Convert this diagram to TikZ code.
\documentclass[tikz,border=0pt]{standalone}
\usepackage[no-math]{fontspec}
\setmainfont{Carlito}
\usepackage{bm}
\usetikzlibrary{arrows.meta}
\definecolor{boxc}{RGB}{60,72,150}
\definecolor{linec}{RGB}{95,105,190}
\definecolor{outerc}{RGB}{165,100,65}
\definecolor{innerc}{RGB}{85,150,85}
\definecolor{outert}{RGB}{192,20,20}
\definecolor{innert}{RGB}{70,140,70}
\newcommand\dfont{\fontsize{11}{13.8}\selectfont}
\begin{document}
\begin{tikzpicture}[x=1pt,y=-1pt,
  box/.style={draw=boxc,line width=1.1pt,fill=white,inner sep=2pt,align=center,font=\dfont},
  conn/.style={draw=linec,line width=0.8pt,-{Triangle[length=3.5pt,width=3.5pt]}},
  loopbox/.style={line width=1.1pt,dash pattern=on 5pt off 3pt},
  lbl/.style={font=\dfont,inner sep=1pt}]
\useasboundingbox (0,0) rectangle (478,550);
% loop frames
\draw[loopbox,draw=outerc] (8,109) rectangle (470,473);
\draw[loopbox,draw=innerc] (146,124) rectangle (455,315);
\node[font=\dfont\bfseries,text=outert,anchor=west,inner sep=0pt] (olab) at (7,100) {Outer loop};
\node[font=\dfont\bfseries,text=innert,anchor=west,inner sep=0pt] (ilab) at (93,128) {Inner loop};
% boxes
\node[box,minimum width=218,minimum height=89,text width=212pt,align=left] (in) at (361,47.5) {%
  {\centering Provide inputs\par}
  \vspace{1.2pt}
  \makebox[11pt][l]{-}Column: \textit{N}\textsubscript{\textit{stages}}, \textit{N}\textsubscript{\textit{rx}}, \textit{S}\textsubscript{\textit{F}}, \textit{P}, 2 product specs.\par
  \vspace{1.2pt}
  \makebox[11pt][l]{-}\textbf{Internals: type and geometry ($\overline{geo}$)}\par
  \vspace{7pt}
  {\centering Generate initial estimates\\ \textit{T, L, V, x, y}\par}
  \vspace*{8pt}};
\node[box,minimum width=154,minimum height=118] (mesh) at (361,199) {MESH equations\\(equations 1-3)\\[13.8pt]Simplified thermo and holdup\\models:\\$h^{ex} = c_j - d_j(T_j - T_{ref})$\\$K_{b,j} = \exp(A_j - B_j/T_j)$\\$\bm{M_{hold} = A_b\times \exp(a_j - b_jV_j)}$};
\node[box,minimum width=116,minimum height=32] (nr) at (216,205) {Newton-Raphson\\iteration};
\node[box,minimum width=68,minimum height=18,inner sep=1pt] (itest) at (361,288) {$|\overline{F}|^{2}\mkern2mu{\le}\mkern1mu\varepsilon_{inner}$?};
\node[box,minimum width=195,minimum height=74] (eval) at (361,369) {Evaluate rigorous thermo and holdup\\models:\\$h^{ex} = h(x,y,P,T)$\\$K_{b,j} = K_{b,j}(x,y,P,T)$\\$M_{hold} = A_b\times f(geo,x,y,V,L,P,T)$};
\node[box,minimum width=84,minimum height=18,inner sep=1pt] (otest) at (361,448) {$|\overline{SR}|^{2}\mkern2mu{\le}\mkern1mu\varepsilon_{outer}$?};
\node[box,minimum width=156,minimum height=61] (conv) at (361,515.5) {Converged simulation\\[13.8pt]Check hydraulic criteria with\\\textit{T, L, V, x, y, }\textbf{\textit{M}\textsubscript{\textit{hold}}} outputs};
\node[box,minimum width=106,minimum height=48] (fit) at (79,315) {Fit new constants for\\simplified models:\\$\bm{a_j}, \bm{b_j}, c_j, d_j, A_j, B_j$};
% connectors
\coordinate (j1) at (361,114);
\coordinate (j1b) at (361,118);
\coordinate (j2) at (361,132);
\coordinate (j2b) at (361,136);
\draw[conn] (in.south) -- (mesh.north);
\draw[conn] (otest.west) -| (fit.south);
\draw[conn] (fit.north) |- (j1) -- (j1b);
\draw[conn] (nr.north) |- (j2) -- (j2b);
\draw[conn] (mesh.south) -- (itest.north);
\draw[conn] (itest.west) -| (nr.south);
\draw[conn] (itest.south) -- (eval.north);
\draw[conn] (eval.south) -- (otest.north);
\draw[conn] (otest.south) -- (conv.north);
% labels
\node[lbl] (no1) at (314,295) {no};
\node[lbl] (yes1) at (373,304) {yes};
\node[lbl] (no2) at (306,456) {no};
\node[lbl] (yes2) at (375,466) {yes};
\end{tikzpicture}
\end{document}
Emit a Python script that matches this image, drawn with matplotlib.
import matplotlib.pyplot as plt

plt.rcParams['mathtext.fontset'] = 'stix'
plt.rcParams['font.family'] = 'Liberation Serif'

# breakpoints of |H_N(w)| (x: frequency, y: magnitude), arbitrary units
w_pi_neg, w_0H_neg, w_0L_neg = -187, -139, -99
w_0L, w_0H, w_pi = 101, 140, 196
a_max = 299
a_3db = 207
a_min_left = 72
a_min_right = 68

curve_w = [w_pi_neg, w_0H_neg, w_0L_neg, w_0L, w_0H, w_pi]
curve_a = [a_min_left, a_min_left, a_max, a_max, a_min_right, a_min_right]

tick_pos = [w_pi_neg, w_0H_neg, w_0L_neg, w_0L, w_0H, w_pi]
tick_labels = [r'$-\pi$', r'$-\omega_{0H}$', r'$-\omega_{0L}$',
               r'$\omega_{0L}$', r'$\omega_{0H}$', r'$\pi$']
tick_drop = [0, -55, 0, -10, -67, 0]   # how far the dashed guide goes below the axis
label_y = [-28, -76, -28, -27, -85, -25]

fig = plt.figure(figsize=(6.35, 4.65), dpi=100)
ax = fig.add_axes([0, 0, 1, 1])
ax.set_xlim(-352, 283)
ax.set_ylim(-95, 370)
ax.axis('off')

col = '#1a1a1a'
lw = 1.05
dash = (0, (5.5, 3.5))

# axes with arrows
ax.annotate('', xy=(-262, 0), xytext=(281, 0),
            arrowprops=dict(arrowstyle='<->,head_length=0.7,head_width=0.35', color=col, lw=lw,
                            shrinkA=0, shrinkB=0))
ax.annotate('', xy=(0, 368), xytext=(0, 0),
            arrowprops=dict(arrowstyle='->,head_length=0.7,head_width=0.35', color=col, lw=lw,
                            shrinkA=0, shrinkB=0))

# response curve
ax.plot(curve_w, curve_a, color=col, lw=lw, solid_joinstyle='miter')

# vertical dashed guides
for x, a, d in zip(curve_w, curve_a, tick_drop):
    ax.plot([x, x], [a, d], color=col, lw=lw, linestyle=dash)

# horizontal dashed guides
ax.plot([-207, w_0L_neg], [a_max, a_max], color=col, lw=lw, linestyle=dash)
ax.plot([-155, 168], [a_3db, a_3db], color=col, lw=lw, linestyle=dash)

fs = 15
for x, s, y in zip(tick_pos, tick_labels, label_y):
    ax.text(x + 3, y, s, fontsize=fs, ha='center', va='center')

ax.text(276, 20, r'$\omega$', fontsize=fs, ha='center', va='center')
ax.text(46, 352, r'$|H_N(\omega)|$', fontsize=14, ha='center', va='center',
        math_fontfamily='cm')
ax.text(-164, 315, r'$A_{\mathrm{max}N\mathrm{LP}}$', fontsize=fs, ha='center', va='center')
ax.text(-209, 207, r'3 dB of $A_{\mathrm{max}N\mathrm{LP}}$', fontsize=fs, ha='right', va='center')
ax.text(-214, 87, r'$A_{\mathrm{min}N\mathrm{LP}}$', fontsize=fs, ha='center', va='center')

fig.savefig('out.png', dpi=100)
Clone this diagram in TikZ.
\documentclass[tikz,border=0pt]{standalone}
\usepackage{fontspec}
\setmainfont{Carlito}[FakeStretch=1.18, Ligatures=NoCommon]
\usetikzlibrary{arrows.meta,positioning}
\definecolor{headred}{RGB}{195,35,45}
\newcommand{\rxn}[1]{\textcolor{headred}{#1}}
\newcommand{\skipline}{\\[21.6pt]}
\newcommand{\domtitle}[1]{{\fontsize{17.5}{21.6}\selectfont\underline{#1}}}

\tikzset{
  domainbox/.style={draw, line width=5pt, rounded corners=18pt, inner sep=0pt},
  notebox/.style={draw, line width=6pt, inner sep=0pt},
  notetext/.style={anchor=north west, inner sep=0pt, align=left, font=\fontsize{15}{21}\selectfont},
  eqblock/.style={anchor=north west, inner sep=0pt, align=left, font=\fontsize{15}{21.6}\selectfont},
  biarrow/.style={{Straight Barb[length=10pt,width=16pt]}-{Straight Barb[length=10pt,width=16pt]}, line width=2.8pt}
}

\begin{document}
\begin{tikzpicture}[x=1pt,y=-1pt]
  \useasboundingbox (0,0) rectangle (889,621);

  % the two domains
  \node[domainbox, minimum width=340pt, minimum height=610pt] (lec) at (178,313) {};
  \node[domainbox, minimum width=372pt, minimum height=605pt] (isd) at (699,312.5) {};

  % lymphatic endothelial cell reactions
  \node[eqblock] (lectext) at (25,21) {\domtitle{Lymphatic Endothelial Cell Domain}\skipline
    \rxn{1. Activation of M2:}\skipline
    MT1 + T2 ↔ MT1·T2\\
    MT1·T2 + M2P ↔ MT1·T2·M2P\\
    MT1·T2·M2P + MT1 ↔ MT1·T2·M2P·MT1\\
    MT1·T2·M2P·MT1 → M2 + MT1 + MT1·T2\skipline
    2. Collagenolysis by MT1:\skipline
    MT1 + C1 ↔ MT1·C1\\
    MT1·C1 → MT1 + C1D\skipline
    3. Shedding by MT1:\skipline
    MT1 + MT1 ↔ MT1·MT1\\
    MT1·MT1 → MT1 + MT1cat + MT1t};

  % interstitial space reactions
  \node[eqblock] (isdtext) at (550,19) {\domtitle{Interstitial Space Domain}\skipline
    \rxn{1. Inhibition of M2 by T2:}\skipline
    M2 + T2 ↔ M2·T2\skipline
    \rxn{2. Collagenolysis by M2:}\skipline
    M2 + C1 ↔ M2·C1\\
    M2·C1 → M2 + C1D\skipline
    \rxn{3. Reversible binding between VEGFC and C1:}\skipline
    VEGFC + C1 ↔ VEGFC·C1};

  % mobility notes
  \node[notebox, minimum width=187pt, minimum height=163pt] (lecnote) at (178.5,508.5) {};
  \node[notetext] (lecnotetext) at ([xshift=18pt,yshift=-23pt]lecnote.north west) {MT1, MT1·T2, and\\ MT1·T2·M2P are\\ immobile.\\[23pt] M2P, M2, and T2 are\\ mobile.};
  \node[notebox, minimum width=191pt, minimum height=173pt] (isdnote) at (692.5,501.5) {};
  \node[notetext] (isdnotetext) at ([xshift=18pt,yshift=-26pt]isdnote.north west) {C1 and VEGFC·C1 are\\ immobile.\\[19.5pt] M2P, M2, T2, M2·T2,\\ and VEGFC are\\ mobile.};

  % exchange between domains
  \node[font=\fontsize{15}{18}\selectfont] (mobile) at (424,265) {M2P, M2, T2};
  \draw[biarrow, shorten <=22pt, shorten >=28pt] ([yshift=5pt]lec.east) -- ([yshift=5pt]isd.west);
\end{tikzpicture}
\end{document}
☆ ☆ ☆ ☆ ☆
■ The task ■
Where a line holds the string "this", copy that line.

■ Output ■
Convert this diagram to TikZ code.
Emit a Python script that matches this image, drawn with matplotlib.
Clone this diagram in TikZ.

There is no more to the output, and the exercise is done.